In the Gospel of St Matthew, Joseph is described as a “just man.” Even when the meaning of the situation was obscure or its relation to the rest of the divine plan was hidden from him, he was firm, docile and active. Living the “justness of St Joseph” means not being swept up by tribalism. It is to have an independent mind. To look at the many vantage points of a situation, starting with the most charitable perspective.
Joseph was also obedient. He respected the law — both divine and positive. He traveled to Bethlehem for the census, presented the Child Jesus in the Temple and made the pilgrimage there later. Although Joseph was taking care of the Son of God, he was never self-entitled.

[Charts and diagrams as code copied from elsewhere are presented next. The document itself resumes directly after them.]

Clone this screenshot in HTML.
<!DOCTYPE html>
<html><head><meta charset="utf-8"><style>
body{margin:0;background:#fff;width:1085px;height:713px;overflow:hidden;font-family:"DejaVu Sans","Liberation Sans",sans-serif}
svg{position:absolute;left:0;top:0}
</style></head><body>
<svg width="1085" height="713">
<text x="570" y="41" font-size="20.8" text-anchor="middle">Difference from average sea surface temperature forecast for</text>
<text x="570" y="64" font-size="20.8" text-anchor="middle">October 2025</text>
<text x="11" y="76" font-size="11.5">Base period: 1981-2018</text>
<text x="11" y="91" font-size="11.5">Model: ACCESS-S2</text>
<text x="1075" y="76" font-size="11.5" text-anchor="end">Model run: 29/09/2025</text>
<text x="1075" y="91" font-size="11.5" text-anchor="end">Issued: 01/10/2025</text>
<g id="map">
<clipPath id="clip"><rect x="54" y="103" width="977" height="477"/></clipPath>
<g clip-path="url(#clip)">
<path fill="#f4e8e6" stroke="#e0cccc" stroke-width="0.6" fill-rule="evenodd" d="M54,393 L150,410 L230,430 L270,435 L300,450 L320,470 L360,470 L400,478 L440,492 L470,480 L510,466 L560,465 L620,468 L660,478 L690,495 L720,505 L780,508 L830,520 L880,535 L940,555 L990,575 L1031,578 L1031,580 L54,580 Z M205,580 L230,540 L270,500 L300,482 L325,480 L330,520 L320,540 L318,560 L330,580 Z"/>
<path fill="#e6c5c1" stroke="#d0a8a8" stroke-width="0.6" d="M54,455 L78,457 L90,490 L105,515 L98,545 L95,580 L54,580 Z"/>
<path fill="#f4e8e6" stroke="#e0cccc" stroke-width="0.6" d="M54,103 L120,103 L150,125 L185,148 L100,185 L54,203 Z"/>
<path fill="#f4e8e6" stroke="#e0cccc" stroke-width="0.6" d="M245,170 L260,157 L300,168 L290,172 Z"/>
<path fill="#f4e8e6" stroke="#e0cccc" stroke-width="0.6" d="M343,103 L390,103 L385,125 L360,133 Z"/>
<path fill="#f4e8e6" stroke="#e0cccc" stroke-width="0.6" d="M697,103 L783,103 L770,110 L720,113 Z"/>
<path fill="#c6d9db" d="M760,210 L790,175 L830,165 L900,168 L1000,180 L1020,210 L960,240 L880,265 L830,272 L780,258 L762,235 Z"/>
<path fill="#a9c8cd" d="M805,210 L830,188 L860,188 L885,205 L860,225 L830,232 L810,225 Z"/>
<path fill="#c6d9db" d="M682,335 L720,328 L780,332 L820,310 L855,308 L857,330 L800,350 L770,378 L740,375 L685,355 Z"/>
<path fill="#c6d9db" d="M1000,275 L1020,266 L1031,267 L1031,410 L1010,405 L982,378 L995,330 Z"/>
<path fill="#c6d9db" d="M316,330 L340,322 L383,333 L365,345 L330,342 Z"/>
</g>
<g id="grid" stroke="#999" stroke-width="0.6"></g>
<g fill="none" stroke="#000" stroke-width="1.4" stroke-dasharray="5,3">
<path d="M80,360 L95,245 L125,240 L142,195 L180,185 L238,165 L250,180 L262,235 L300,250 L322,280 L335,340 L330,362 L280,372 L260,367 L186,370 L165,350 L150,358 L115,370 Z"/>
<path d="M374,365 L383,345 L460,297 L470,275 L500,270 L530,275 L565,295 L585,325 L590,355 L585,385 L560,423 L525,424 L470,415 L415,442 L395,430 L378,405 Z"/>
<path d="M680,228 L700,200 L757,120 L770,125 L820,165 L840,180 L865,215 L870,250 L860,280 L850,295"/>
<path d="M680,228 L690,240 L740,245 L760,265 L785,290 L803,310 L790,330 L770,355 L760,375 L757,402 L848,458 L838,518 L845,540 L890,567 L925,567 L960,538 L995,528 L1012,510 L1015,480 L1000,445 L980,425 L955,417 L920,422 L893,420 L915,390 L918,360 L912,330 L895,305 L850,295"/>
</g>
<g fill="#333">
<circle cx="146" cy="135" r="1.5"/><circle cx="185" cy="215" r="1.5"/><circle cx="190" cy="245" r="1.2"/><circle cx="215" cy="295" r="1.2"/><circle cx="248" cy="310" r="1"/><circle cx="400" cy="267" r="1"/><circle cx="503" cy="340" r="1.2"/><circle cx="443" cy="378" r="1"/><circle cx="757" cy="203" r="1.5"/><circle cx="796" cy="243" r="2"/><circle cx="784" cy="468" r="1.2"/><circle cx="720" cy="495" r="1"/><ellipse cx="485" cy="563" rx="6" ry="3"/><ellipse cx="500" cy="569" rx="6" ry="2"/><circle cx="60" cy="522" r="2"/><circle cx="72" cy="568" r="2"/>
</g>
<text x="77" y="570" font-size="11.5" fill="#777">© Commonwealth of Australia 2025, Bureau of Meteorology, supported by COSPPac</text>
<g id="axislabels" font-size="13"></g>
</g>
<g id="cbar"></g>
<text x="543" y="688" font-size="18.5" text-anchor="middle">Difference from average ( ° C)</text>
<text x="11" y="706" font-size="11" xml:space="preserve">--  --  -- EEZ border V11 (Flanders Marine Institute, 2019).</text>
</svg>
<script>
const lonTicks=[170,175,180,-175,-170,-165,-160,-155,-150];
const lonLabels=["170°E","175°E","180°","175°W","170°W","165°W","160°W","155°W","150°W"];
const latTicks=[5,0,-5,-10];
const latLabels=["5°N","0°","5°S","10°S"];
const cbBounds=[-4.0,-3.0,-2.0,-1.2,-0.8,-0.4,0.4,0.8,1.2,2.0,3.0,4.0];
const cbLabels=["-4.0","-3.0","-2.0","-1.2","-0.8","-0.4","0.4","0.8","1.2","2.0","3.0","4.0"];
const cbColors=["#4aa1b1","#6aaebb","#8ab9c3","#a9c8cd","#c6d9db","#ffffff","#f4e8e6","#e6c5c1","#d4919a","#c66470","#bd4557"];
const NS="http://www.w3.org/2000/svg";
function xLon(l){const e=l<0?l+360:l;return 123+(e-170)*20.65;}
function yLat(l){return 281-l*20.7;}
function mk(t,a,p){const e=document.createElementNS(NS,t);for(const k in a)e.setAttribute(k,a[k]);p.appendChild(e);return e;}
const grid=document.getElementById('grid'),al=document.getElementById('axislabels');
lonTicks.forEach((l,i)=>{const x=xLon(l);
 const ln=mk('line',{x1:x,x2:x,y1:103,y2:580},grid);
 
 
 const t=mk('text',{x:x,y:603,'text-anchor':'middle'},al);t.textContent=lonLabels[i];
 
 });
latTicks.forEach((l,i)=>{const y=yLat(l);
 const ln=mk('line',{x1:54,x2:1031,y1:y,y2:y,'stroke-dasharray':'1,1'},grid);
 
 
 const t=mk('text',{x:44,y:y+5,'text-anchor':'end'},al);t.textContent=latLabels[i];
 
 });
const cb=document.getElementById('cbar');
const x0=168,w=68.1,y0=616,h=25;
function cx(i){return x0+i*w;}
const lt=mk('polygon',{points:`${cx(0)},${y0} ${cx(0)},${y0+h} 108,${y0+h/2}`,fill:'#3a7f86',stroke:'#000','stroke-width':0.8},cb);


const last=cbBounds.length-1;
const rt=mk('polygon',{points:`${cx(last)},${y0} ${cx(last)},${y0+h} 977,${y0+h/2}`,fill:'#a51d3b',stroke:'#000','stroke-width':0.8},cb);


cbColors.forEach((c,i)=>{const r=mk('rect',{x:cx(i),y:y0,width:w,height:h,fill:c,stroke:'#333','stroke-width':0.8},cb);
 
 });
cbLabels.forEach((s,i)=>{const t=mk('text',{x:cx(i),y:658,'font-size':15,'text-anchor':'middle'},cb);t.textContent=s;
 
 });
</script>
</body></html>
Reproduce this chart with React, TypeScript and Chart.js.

This was a man of action. I’m not saying he was impulsive or reactionary. He was “ever ready to carry out God’s will as revealed to him,” as Pope Francis wrote in his apostolic letter, Patris Corde.
Finally, St Joseph was a model head of the Holy Family. He was a tender and loving spouse and father. He gave Jesus the best he had and cared for him as he was asked. Joseph lived his vocation as Mary’s spouse with a noble love.
I have entrusted my sons to St Joseph — the first and model Christian gentleman. And when they come seeking my advice, I’ll also remind them of the good counsel found in Christian tradition: Ite ad Ioseph — “Go to Joseph.”